━━━ Data listing

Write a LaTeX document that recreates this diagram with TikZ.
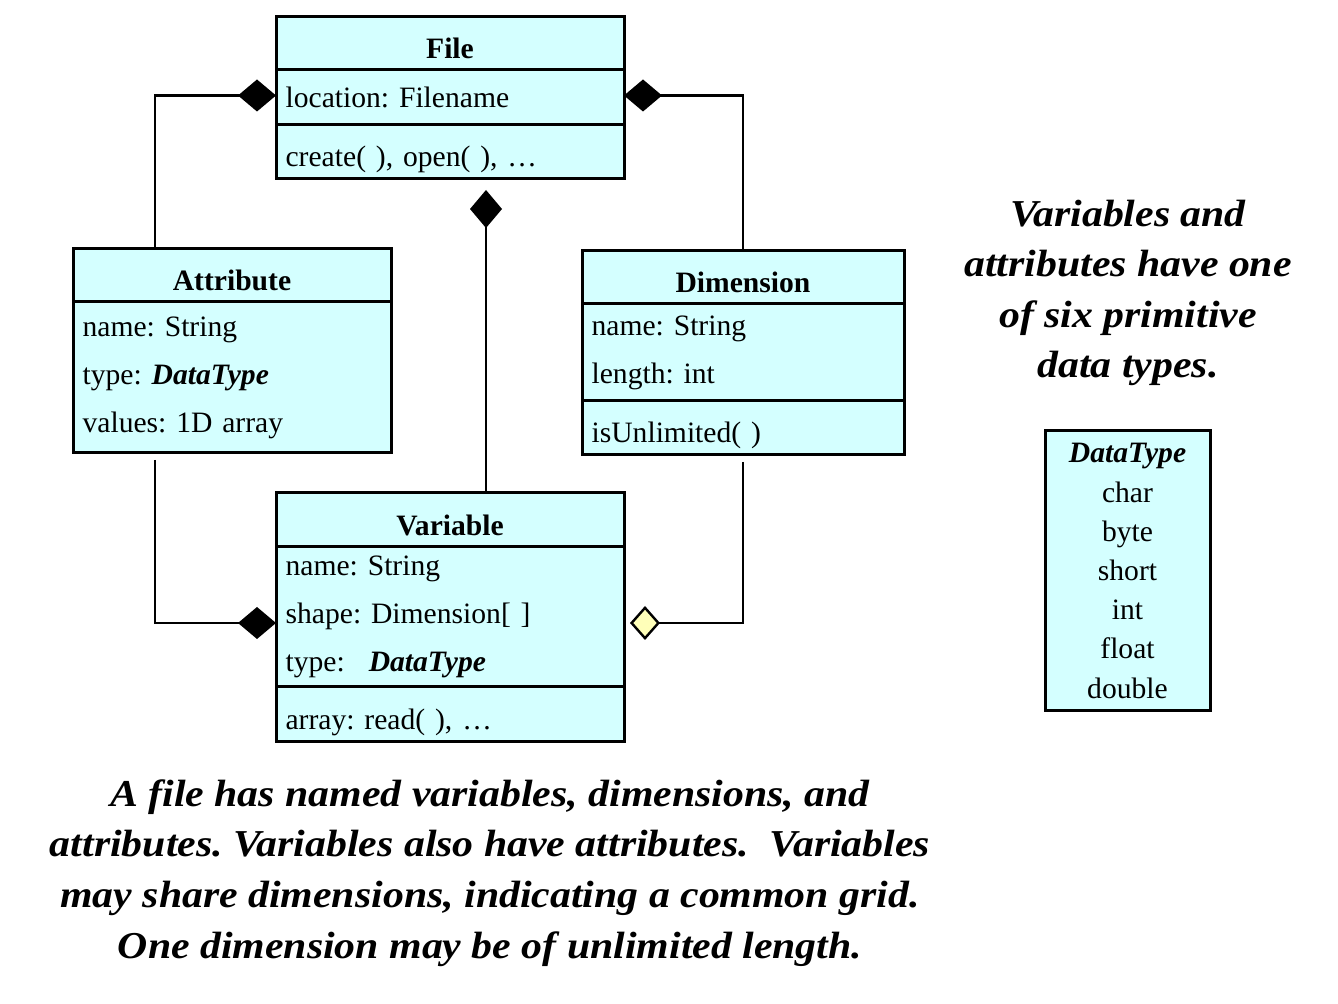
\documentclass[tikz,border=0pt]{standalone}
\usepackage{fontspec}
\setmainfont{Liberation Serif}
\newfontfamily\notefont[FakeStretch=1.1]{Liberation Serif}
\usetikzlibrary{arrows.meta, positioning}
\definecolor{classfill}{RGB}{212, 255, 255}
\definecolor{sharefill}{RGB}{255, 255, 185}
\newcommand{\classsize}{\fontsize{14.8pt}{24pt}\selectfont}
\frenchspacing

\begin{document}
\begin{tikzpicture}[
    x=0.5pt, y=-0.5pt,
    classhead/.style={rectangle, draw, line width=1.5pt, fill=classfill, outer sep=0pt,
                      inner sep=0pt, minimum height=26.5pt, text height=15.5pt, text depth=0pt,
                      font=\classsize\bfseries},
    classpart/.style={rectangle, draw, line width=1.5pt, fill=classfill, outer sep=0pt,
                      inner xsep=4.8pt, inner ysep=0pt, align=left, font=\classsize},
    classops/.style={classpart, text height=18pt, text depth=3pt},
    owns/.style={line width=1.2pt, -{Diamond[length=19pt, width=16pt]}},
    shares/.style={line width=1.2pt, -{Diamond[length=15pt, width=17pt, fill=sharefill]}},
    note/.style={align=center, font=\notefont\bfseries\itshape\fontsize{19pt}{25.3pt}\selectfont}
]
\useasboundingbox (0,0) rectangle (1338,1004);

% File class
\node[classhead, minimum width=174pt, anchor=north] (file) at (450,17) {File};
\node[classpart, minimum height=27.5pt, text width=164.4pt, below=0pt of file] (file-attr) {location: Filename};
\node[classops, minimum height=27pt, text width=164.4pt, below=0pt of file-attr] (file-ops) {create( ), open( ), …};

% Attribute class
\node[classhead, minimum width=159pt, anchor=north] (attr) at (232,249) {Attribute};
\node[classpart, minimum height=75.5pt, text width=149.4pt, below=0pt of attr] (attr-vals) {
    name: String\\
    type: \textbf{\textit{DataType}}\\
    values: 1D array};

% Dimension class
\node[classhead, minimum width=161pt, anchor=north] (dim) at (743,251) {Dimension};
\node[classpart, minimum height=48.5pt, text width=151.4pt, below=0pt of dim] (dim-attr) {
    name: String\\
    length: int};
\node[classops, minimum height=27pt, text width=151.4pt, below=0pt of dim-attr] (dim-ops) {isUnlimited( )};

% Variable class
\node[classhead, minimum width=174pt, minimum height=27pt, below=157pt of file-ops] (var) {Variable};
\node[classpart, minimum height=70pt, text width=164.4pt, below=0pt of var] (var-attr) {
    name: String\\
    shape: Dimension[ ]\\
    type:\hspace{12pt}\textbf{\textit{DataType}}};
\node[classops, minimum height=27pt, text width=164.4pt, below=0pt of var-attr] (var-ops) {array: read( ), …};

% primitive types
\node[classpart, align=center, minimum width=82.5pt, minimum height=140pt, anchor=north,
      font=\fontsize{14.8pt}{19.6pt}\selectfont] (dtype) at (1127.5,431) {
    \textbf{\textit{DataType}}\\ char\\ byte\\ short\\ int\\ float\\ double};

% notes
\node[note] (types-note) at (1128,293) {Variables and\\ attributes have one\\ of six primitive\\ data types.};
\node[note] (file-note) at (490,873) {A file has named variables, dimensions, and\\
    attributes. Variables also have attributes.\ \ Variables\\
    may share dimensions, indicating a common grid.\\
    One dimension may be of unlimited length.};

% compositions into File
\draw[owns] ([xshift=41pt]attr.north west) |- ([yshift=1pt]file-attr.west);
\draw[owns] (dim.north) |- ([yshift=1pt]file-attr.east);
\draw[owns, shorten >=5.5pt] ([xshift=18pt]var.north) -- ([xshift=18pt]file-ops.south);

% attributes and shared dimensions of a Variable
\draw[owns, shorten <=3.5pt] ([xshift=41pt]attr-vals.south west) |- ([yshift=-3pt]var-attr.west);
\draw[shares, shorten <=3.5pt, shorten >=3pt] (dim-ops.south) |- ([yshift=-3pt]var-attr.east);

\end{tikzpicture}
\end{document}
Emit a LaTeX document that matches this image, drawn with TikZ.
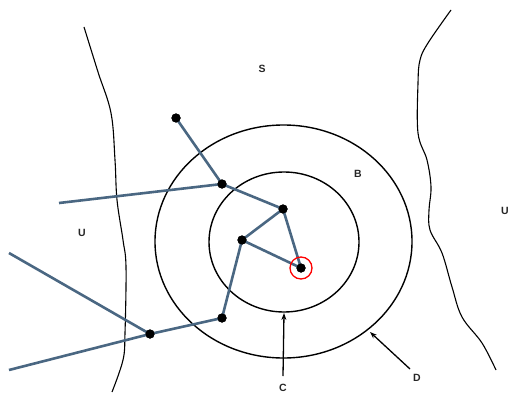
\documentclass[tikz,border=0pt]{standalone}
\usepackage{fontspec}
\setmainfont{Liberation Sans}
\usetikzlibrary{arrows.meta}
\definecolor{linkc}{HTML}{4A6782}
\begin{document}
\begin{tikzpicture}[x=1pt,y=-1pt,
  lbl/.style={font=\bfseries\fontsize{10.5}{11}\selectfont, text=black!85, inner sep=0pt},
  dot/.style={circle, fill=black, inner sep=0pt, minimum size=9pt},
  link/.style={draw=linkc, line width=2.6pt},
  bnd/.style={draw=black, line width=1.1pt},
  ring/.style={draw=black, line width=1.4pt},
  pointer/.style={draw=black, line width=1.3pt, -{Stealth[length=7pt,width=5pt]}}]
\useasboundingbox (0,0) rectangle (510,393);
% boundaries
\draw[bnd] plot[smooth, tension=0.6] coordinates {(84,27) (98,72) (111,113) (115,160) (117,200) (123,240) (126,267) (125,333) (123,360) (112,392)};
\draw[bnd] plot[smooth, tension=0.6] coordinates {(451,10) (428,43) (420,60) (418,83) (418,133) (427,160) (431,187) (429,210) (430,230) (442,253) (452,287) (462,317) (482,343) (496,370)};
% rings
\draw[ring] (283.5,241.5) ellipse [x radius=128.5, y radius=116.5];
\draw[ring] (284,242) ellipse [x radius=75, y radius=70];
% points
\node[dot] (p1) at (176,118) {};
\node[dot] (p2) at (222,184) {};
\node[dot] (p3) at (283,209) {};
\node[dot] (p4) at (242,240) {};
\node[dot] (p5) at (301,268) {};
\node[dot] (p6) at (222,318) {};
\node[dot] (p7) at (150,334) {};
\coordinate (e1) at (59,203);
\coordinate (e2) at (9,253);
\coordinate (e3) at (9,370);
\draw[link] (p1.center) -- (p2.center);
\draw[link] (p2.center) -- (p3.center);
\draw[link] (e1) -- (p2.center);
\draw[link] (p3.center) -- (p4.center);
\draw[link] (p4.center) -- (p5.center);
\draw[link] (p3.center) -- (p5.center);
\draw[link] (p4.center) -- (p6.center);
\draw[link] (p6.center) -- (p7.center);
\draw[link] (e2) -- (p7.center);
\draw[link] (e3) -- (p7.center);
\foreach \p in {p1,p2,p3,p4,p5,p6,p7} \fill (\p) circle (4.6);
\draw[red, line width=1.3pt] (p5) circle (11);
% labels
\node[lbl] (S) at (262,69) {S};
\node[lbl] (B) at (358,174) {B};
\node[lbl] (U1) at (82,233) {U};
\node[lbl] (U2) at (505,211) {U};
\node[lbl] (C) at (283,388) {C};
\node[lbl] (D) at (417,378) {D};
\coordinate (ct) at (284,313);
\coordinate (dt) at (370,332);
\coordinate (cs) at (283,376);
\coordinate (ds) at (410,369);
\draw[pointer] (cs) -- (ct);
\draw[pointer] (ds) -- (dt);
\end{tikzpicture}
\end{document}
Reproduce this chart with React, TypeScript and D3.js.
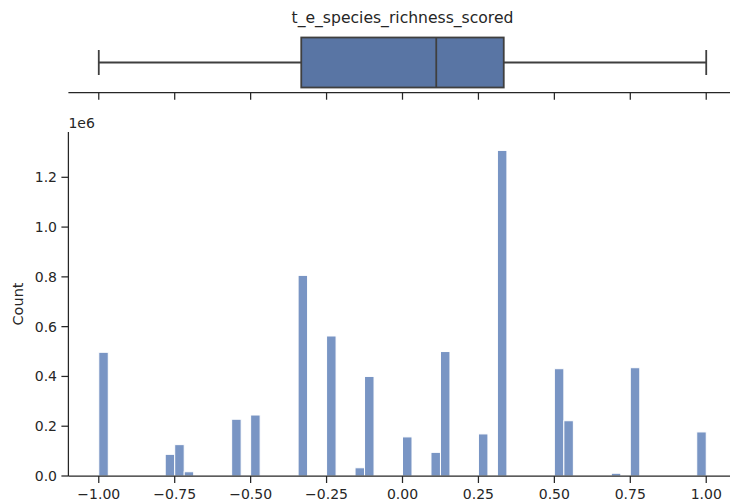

━━━━━━

Go through the material line by line. Show each line that contains the string "with".

**Expected answer**
Write a LaTeX document that recreates this diagram with TikZ.
Emit a LaTeX document that matches this image, drawn with TikZ.
Reproduce this chart with React, TypeScript and D3.js.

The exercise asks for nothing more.